Reply sought by Dr Veeri in Assembly.
Dr. Raja Muzaffar Bhat, a well-known RTI activist, exposed these glaring discrepancies, questioning the administration’s intent. “The government has shown ₹395 crore as revenue, but they have not disclosed the massive loss incurred due to illegal mining and environmental destruction. Worse, they have deliberately hidden the fact that the NGT has fined the J&K administration multiple times for failing to regulate mining,” he said.
The manipulation of data does not end with financial misreporting. Official documents conveniently omitted the fines imposed by the NGT, including a ₹7 crore penalty in 2022 for illegal mining in Rajouri, which was later stayed by the Supreme Court in December 2022. Another significant penalty—₹3 crore—was slapped on the Srinagar Municipal Corporation (SMC) for allowing unchecked waste dumping into water bodies like Doodh Ganga. These violations continue, but the government prefers silence over corrective action.
Dr. Veeri, who raised this issue in the Assembly, was left unsatisfied with the vague and evasive responses. Calling for a more detailed discussion under Rule 55(i), he demanded that the actual figures be placed on record and those responsible for these misstatements be held accountable.
“If MLAs are being fed fabricated numbers in official documents, how can we expect transparency for the common man? How can the administration be trusted when they fail to acknowledge the environmental and economic damage?” Dr. Veeri asked.
The NGT’s repeated interventions in J&K’s illegal mining crisis highlight the extent of the problem. In December 2024, the tribunal issued notices to senior officials for illegal mining in Pulwama’s Sasara stream, where heavy machinery was being used despite strict environmental prohibitions.
Similarly, in Budgam’s Sukhnag River, the NGT ordered immediate halts to illegal mining operations after reckless excavation disrupted irrigation channels, drinking water supply, and trout fisheries. From 2020 to 2024, the government issued 163 short-term mining permits, but there has been little oversight on their implementation, raising questions about who truly benefits from these mining activities.
The demand for a CBI inquiry is growing stronger, with activists calling for a full investigation into the concealed financial losses and the government’s failure to act on NGT’s findings.
“This is not just a financial scam—it’s an environmental disaster. The rivers of J&K are being exploited by a well-connected mafia while officials either look away or actively mislead elected representatives. If ₹3000 crore can disappear from the records without accountability, imagine the scale of corruption at play,” said Dr. Muzaffar.
Public frustration has also spilled over onto social media, where Dr. Veeri’s Facebook post on the issue received strong reactions from activists.

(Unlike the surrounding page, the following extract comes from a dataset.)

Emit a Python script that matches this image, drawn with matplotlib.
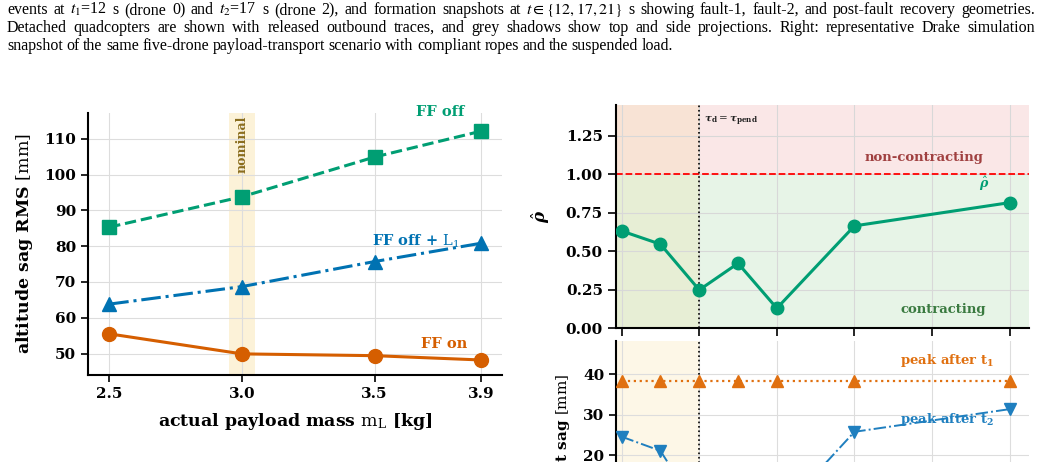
import matplotlib
matplotlib.use("Agg")
import matplotlib.pyplot as plt
import numpy as np

plt.rcParams['font.family'] = ['DejaVu Serif']
plt.rcParams['mathtext.fontset'] = 'dejavuserif'

GREEN = '#009E73'
BLUE = '#0072B2'
ORANGE = '#D55E00'

# left panel: sag RMS vs payload mass
mass = [2.5, 3.0, 3.5, 3.9]
ff_off = [85.3, 93.8, 104.9, 112.1]
ff_off_l1 = [63.8, 68.7, 75.7, 80.8]
ff_on = [55.5, 49.9, 49.4, 48.2]

# right panels: delay sweep
delay = [0, 0.5, 1, 1.5, 2, 3, 5]
delay_ticks = [0, 1, 2, 3, 4, 5]
rho_hat = [0.632, 0.546, 0.249, 0.422, 0.130, 0.665, 0.816]
peak_t1 = [38.4, 38.4, 38.4, 38.4, 38.4, 38.4, 38.4]
peak_t2 = [24.6, 21.1, 6.0, 8.0, 5.0, 25.8, 31.4]

caption = [
    ["events", "at", "$t_1$=12", "s", "(drone", "0)", "and", "$t_2$=17", "s", "(drone", "2),", "and",
     "formation", "snapshots", "at", r"$t\in\{12,17,21\}$", "s", "showing", "fault-1,", "fault-2,",
     "and", "post-fault", "recovery", "geometries."],
    ["Detached", "quadcopters", "are", "shown", "with", "released", "outbound", "traces,", "and",
     "grey", "shadows", "show", "top", "and", "side", "projections.", "Right:", "representative",
     "Drake", "simulation"],
    ["snapshot", "of", "the", "same", "five-drone", "payload-transport", "scenario", "with",
     "compliant", "ropes", "and", "the", "suspended", "load."],
]

W, H = 1041, 462
fig = plt.figure(figsize=(W / 100, H / 100), dpi=100)

def px(x0, y0, x1, y1):
    return [x0 / W, 1 - y1 / H, (x1 - x0) / W, (y1 - y0) / H]

def style(a):
    for s in ['top', 'right']:
        a.spines[s].set_visible(False)
    for s in ['left', 'bottom']:
        a.spines[s].set_linewidth(1.5)
    plt.setp(a.get_xticklabels() + a.get_yticklabels(), fontweight='bold')

# ---------- caption (justified) ----------
renderer = fig.canvas.get_renderer()
cap_left, cap_right = 7, 1035
baselines = [14, 32, 50]
for i, words in enumerate(caption):
    texts = [fig.text(0, 1 - baselines[i] / H, w, fontsize=11.5, family='Liberation Serif',
                      math_fontfamily='stix', va='baseline')
             for w in words]
    widths = [t.get_window_extent(renderer).width for t in texts]
    if i < len(caption) - 1:
        gap = (cap_right - cap_left - sum(widths)) / (len(words) - 1)
    else:
        gap = 3.5
    x = cap_left
    for t, w in zip(texts, widths):
        t.set_x(x / W)
        x += w + gap

# ---------- left panel ----------
ax = fig.add_axes(px(88, 113, 502, 375))
ax.axvspan(2.95, 3.05, color='#f0c040', alpha=0.2, lw=0, zorder=0)
ax.plot(mass, ff_off, ls='--', marker='s', color=GREEN, lw=2.2, ms=10, zorder=3)
ax.plot(mass, ff_off_l1, ls='-.', marker='^', color=BLUE, lw=2.2, ms=10, zorder=3)
ax.plot(mass, ff_on, ls='-', marker='o', color=ORANGE, lw=2.2, ms=10, zorder=3)
ax.set_xlim(2.42, 3.98)
ax.set_ylim(44, 117.2)
ax.set_xticks(mass)
ax.set_xticklabels(['2.5', '3.0', '3.5', '3.9'])
ax.set_yticks([50, 60, 70, 80, 90, 100, 110])
ax.tick_params(labelsize=11, length=5, width=1.2)
ax.grid(True, color='#dddddd', lw=0.8)
style(ax)
ax.set_xlabel(r"actual payload mass $\mathrm{m_L}$ [kg]", fontsize=12.5, fontweight='bold',
              labelpad=7)
ax.set_ylabel(r"altitude sag RMS $[\mathrm{mm}]$", fontsize=12.5, fontweight='bold',
              labelpad=7)
ax.text(3.0, 116.5, "nominal", rotation=90, ha='center', va='top', fontsize=9,
        color='#8a6d1e', fontweight='bold')
ax.text(3.84, 117.6, "FF off", ha='right', va='center', color=GREEN, fontsize=10.5,
        fontweight='bold', clip_on=False)
ax.text(3.82, 81.4, r"FF off + $\mathrm{L_1}$", ha='right', va='center', color=BLUE,
        fontsize=10.5, fontweight='bold')
ax.text(3.85, 52.7, "FF on", ha='right', va='center', color=ORANGE, fontsize=10.5,
        fontweight='bold')

# ---------- right top: contraction estimate ----------
ax2 = fig.add_axes(px(616, 105, 1029, 328.3))
ax2.axhspan(1.0, 1.45, color='#d62728', alpha=0.11, lw=0, zorder=0)
ax2.axhspan(0.0, 1.0, color='#2ca02c', alpha=0.11, lw=0, zorder=0)
ax2.axvspan(-0.073, 1, color='#f0c040', alpha=0.1, lw=0, zorder=0)
ax2.axhline(1.0, color='red', ls='--', lw=1.3, zorder=2)
ax2.axvline(1, color='black', ls=':', lw=1.2, zorder=2)
ax2.plot(delay, rho_hat, marker='o', color=GREEN, lw=2.2, ms=9, zorder=3)
ax2.set_xlim(-0.073, 5.25)
ax2.set_ylim(0, 1.45)
ax2.set_xticks(delay_ticks)
ax2.set_xticklabels([])
ax2.set_yticks([0, 0.25, 0.5, 0.75, 1.0, 1.25])
ax2.set_yticklabels(['0.00', '0.25', '0.50', '0.75', '1.00', '1.25'])
ax2.tick_params(labelsize=11, length=6, width=1.2)
ax2.grid(True, color='#d8d8d8', lw=0.8)
style(ax2)
ax2.set_ylabel(r"$\hat{\boldsymbol{\rho}}$", fontsize=12, labelpad=10)
ax2.text(1.06, 1.34, r"$\boldsymbol{\tau}_\mathbf{d} = \boldsymbol{\tau}_\mathbf{pend}$",
         fontsize=7.5, va='center', ha='left', color='#222222')
ax2.text(3.9, 1.11, "non-contracting", ha='center', va='center', color='#a04040',
         fontsize=9.5, fontweight='bold')
ax2.text(4.7, 0.12, "contracting", ha='right', va='center', color='#3a7a40',
         fontsize=9.5, fontweight='bold')
ax2.text(4.67, 0.94, r"$\hat{\boldsymbol{\rho}}$", ha='center', va='center', color=GREEN,
         fontsize=9)

# ---------- right bottom: peak sag (cropped at page edge) ----------
ax3 = fig.add_axes(px(616, 340.7, 1029, 536.3))
ax3.axvspan(-0.073, 1, color='#f0c040', alpha=0.12, lw=0, zorder=0)
ax3.axvline(1, color='black', ls=':', lw=1.2, zorder=2)
ax3.plot(delay, peak_t1, ls=':', marker='^', color='#E07010', lw=1.6, ms=9, zorder=3)
ax3.plot(delay, peak_t2, ls='-.', marker='v', color='#1f7fbf', lw=1.4, ms=9, zorder=3)
ax3.set_xlim(-0.073, 5.25)
ax3.set_ylim(0, 48.3)
ax3.set_xticks(delay_ticks)
ax3.set_xticklabels([])
ax3.set_yticks([10, 20, 30, 40])
ax3.tick_params(labelsize=11, length=5, width=1.2)
ax3.grid(True, color='#dddddd', lw=0.8)
style(ax3)
fig.text(563 / W, 1 - 373 / H, r"transient sag $[\mathrm{mm}]$", rotation=90, ha='center',
         va='top', fontsize=11, fontweight='bold')
ax3.text(4.2, 43.5, r"peak after $\mathbf{t_1}$", ha='center', va='center', color='#E07010',
         fontsize=9.5, fontweight='bold')
ax3.text(4.2, 28.9, r"peak after $\mathbf{t_2}$", ha='center', va='center', color='#1f7fbf',
         fontsize=9.5, fontweight='bold')

fig.savefig("out.png", dpi=100)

“In a blatant violation of the RTI Act 2005, officers in key positions are providing misleading, false, and fabricated information to the public. To curb this malpractice, a penalty of ₹50,000 should be imposed on any officer found guilty of misleading an information seeker,” wrote Mohammad Altaf Mir.
Dr. Raja Muzaffar Bhat responded: “There is already a provision of penalty in the law itself, i.e., ₹25,000 maximum, but this should be enhanced to ₹50,000.”
Another user summed up public sentiment, writing: “Imagine, if this is the level of dishonesty in official records presented before MLAs, how can a common citizen expect to get real information under RTI?”
The anger on the ground is not just about manipulated reports—it is about the loot of Kashmir’s natural resources while those in power turn a blind eye.
The administration now finds itself under immense pressure to explain why key financial data was kept hidden and why it continues to shield mining mafias instead of holding them accountable. The question remains: Will the government take action, or will this issue be buried like the countless rivers being plundered under its watch?